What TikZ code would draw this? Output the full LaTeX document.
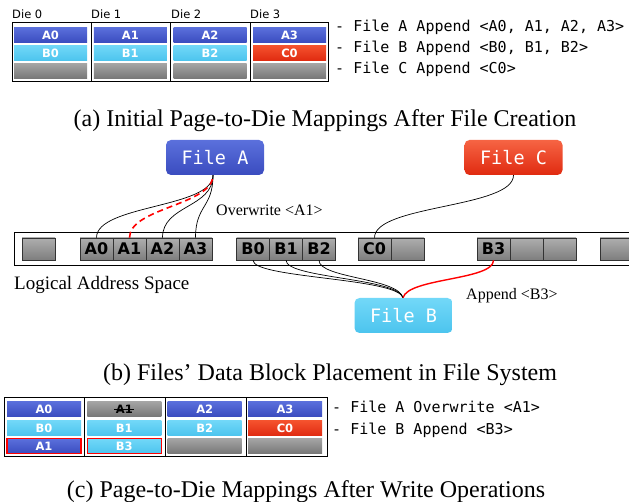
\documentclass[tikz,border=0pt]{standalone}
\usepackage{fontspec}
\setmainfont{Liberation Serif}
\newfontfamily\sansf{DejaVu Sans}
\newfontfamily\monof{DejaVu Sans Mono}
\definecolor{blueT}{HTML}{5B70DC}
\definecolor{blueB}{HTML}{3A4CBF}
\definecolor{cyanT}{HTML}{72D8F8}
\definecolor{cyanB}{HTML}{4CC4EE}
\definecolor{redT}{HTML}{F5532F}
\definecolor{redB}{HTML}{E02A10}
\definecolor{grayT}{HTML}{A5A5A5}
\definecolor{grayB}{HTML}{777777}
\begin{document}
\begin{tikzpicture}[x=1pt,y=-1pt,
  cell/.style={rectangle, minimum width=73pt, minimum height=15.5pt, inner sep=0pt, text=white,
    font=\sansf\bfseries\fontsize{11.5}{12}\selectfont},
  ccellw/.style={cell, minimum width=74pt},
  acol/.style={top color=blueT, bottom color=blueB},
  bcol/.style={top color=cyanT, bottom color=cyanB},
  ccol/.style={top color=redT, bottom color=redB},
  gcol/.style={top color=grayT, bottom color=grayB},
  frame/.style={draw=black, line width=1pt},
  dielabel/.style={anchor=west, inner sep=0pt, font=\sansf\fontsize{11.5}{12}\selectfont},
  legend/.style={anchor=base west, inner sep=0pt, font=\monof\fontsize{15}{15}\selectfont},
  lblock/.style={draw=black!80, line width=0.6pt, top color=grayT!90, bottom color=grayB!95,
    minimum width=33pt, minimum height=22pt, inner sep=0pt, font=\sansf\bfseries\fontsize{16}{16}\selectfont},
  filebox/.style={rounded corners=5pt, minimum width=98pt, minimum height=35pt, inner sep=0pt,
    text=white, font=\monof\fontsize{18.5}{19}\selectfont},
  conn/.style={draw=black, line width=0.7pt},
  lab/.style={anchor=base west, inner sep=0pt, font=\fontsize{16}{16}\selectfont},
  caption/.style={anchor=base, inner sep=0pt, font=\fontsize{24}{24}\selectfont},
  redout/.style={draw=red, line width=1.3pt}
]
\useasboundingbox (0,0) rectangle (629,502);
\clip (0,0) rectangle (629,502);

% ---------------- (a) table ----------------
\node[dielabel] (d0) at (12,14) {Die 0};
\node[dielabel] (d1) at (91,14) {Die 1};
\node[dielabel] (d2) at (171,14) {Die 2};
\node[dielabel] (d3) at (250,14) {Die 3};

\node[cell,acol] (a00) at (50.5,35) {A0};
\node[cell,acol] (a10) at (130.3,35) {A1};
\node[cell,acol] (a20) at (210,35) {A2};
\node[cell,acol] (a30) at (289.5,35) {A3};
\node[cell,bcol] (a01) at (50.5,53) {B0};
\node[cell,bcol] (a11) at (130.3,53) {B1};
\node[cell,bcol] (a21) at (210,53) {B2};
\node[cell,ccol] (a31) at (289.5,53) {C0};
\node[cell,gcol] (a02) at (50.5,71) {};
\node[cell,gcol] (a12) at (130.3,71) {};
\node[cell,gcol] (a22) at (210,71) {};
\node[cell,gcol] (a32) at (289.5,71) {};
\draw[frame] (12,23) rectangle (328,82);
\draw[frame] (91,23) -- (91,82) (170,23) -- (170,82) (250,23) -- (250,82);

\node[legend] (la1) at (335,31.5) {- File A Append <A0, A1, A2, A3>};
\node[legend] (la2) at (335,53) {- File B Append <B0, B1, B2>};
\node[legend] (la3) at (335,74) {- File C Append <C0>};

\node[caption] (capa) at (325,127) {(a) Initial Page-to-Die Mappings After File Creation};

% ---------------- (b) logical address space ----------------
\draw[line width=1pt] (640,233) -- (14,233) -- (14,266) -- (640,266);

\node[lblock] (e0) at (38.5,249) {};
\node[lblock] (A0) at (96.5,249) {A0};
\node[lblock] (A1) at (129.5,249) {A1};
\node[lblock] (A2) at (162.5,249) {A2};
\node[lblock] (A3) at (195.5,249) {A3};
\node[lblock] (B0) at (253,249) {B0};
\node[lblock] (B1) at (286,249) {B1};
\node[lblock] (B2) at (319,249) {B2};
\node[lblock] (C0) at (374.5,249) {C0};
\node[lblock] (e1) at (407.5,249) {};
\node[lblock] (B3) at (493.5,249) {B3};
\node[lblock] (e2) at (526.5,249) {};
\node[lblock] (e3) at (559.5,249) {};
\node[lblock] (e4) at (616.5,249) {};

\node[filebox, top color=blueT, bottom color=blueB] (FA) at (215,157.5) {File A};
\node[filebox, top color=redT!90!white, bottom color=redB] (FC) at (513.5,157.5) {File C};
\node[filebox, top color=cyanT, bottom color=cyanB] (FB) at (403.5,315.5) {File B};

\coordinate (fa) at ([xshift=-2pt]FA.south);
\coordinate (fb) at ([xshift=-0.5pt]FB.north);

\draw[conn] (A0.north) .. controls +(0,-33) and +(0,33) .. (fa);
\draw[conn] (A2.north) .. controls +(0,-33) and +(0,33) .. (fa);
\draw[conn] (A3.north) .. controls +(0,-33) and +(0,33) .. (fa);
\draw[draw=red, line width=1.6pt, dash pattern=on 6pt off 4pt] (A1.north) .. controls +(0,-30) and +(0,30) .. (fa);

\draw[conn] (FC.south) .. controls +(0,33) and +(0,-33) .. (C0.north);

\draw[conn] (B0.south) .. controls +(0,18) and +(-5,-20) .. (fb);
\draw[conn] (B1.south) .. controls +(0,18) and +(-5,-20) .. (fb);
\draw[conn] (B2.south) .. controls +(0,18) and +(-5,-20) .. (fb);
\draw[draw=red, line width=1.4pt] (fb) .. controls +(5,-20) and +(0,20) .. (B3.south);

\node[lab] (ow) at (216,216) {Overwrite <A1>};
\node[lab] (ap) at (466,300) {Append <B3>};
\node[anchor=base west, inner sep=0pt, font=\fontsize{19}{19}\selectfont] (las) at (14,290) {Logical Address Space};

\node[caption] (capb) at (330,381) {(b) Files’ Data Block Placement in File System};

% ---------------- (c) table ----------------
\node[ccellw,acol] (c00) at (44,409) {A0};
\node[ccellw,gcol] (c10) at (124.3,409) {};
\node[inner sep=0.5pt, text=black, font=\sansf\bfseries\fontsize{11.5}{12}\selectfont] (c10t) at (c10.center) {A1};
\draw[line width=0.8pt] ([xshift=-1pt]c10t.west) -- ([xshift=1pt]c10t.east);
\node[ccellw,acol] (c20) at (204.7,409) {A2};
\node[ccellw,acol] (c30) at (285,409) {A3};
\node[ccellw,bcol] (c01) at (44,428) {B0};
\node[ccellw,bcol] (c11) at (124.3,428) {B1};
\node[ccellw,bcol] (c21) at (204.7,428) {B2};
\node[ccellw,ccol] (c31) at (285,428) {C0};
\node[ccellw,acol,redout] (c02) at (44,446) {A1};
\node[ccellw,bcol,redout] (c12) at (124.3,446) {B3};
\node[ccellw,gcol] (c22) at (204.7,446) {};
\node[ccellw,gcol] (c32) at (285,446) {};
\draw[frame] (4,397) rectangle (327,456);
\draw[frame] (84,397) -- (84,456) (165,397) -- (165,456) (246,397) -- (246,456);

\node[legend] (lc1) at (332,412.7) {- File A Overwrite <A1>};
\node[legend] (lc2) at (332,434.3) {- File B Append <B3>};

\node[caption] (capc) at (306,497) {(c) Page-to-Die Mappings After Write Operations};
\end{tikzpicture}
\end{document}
◆ ◆ ◆ ◆ ◆ ◆ ◆
» Work to be completed
In your copy, leave out the pictures and reproduce the material above exactly.

» Solution for this exercise
What TikZ code would draw this? Output the full LaTeX document.
\documentclass[tikz,border=0pt]{standalone}
\usepackage{fontspec}
\setmainfont{Liberation Serif}
\newfontfamily\sansf{DejaVu Sans}
\newfontfamily\monof{DejaVu Sans Mono}
\definecolor{blueT}{HTML}{5B70DC}
\definecolor{blueB}{HTML}{3A4CBF}
\definecolor{cyanT}{HTML}{72D8F8}
\definecolor{cyanB}{HTML}{4CC4EE}
\definecolor{redT}{HTML}{F5532F}
\definecolor{redB}{HTML}{E02A10}
\definecolor{grayT}{HTML}{A5A5A5}
\definecolor{grayB}{HTML}{777777}
\begin{document}
\begin{tikzpicture}[x=1pt,y=-1pt,
  cell/.style={rectangle, minimum width=73pt, minimum height=15.5pt, inner sep=0pt, text=white,
    font=\sansf\bfseries\fontsize{11.5}{12}\selectfont},
  ccellw/.style={cell, minimum width=74pt},
  acol/.style={top color=blueT, bottom color=blueB},
  bcol/.style={top color=cyanT, bottom color=cyanB},
  ccol/.style={top color=redT, bottom color=redB},
  gcol/.style={top color=grayT, bottom color=grayB},
  frame/.style={draw=black, line width=1pt},
  dielabel/.style={anchor=west, inner sep=0pt, font=\sansf\fontsize{11.5}{12}\selectfont},
  legend/.style={anchor=base west, inner sep=0pt, font=\monof\fontsize{15}{15}\selectfont},
  lblock/.style={draw=black!80, line width=0.6pt, top color=grayT!90, bottom color=grayB!95,
    minimum width=33pt, minimum height=22pt, inner sep=0pt, font=\sansf\bfseries\fontsize{16}{16}\selectfont},
  filebox/.style={rounded corners=5pt, minimum width=98pt, minimum height=35pt, inner sep=0pt,
    text=white, font=\monof\fontsize{18.5}{19}\selectfont},
  conn/.style={draw=black, line width=0.7pt},
  lab/.style={anchor=base west, inner sep=0pt, font=\fontsize{16}{16}\selectfont},
  caption/.style={anchor=base, inner sep=0pt, font=\fontsize{24}{24}\selectfont},
  redout/.style={draw=red, line width=1.3pt}
]
\useasboundingbox (0,0) rectangle (629,502);
\clip (0,0) rectangle (629,502);

% ---------------- (a) table ----------------
\node[dielabel] (d0) at (12,14) {Die 0};
\node[dielabel] (d1) at (91,14) {Die 1};
\node[dielabel] (d2) at (171,14) {Die 2};
\node[dielabel] (d3) at (250,14) {Die 3};

\node[cell,acol] (a00) at (50.5,35) {A0};
\node[cell,acol] (a10) at (130.3,35) {A1};
\node[cell,acol] (a20) at (210,35) {A2};
\node[cell,acol] (a30) at (289.5,35) {A3};
\node[cell,bcol] (a01) at (50.5,53) {B0};
\node[cell,bcol] (a11) at (130.3,53) {B1};
\node[cell,bcol] (a21) at (210,53) {B2};
\node[cell,ccol] (a31) at (289.5,53) {C0};
\node[cell,gcol] (a02) at (50.5,71) {};
\node[cell,gcol] (a12) at (130.3,71) {};
\node[cell,gcol] (a22) at (210,71) {};
\node[cell,gcol] (a32) at (289.5,71) {};
\draw[frame] (12,23) rectangle (328,82);
\draw[frame] (91,23) -- (91,82) (170,23) -- (170,82) (250,23) -- (250,82);

\node[legend] (la1) at (335,31.5) {- File A Append <A0, A1, A2, A3>};
\node[legend] (la2) at (335,53) {- File B Append <B0, B1, B2>};
\node[legend] (la3) at (335,74) {- File C Append <C0>};

\node[caption] (capa) at (325,127) {(a) Initial Page-to-Die Mappings After File Creation};

% ---------------- (b) logical address space ----------------
\draw[line width=1pt] (640,233) -- (14,233) -- (14,266) -- (640,266);

\node[lblock] (e0) at (38.5,249) {};
\node[lblock] (A0) at (96.5,249) {A0};
\node[lblock] (A1) at (129.5,249) {A1};
\node[lblock] (A2) at (162.5,249) {A2};
\node[lblock] (A3) at (195.5,249) {A3};
\node[lblock] (B0) at (253,249) {B0};
\node[lblock] (B1) at (286,249) {B1};
\node[lblock] (B2) at (319,249) {B2};
\node[lblock] (C0) at (374.5,249) {C0};
\node[lblock] (e1) at (407.5,249) {};
\node[lblock] (B3) at (493.5,249) {B3};
\node[lblock] (e2) at (526.5,249) {};
\node[lblock] (e3) at (559.5,249) {};
\node[lblock] (e4) at (616.5,249) {};

\node[filebox, top color=blueT, bottom color=blueB] (FA) at (215,157.5) {File A};
\node[filebox, top color=redT!90!white, bottom color=redB] (FC) at (513.5,157.5) {File C};
\node[filebox, top color=cyanT, bottom color=cyanB] (FB) at (403.5,315.5) {File B};

\coordinate (fa) at ([xshift=-2pt]FA.south);
\coordinate (fb) at ([xshift=-0.5pt]FB.north);

\draw[conn] (A0.north) .. controls +(0,-33) and +(0,33) .. (fa);
\draw[conn] (A2.north) .. controls +(0,-33) and +(0,33) .. (fa);
\draw[conn] (A3.north) .. controls +(0,-33) and +(0,33) .. (fa);
\draw[draw=red, line width=1.6pt, dash pattern=on 6pt off 4pt] (A1.north) .. controls +(0,-30) and +(0,30) .. (fa);

\draw[conn] (FC.south) .. controls +(0,33) and +(0,-33) .. (C0.north);

\draw[conn] (B0.south) .. controls +(0,18) and +(-5,-20) .. (fb);
\draw[conn] (B1.south) .. controls +(0,18) and +(-5,-20) .. (fb);
\draw[conn] (B2.south) .. controls +(0,18) and +(-5,-20) .. (fb);
\draw[draw=red, line width=1.4pt] (fb) .. controls +(5,-20) and +(0,20) .. (B3.south);

\node[lab] (ow) at (216,216) {Overwrite <A1>};
\node[lab] (ap) at (466,300) {Append <B3>};
\node[anchor=base west, inner sep=0pt, font=\fontsize{19}{19}\selectfont] (las) at (14,290) {Logical Address Space};

\node[caption] (capb) at (330,381) {(b) Files’ Data Block Placement in File System};

% ---------------- (c) table ----------------
\node[ccellw,acol] (c00) at (44,409) {A0};
\node[ccellw,gcol] (c10) at (124.3,409) {};
\node[inner sep=0.5pt, text=black, font=\sansf\bfseries\fontsize{11.5}{12}\selectfont] (c10t) at (c10.center) {A1};
\draw[line width=0.8pt] ([xshift=-1pt]c10t.west) -- ([xshift=1pt]c10t.east);
\node[ccellw,acol] (c20) at (204.7,409) {A2};
\node[ccellw,acol] (c30) at (285,409) {A3};
\node[ccellw,bcol] (c01) at (44,428) {B0};
\node[ccellw,bcol] (c11) at (124.3,428) {B1};
\node[ccellw,bcol] (c21) at (204.7,428) {B2};
\node[ccellw,ccol] (c31) at (285,428) {C0};
\node[ccellw,acol,redout] (c02) at (44,446) {A1};
\node[ccellw,bcol,redout] (c12) at (124.3,446) {B3};
\node[ccellw,gcol] (c22) at (204.7,446) {};
\node[ccellw,gcol] (c32) at (285,446) {};
\draw[frame] (4,397) rectangle (327,456);
\draw[frame] (84,397) -- (84,456) (165,397) -- (165,456) (246,397) -- (246,456);

\node[legend] (lc1) at (332,412.7) {- File A Overwrite <A1>};
\node[legend] (lc2) at (332,434.3) {- File B Append <B3>};

\node[caption] (capc) at (306,497) {(c) Page-to-Die Mappings After Write Operations};
\end{tikzpicture}
\end{document}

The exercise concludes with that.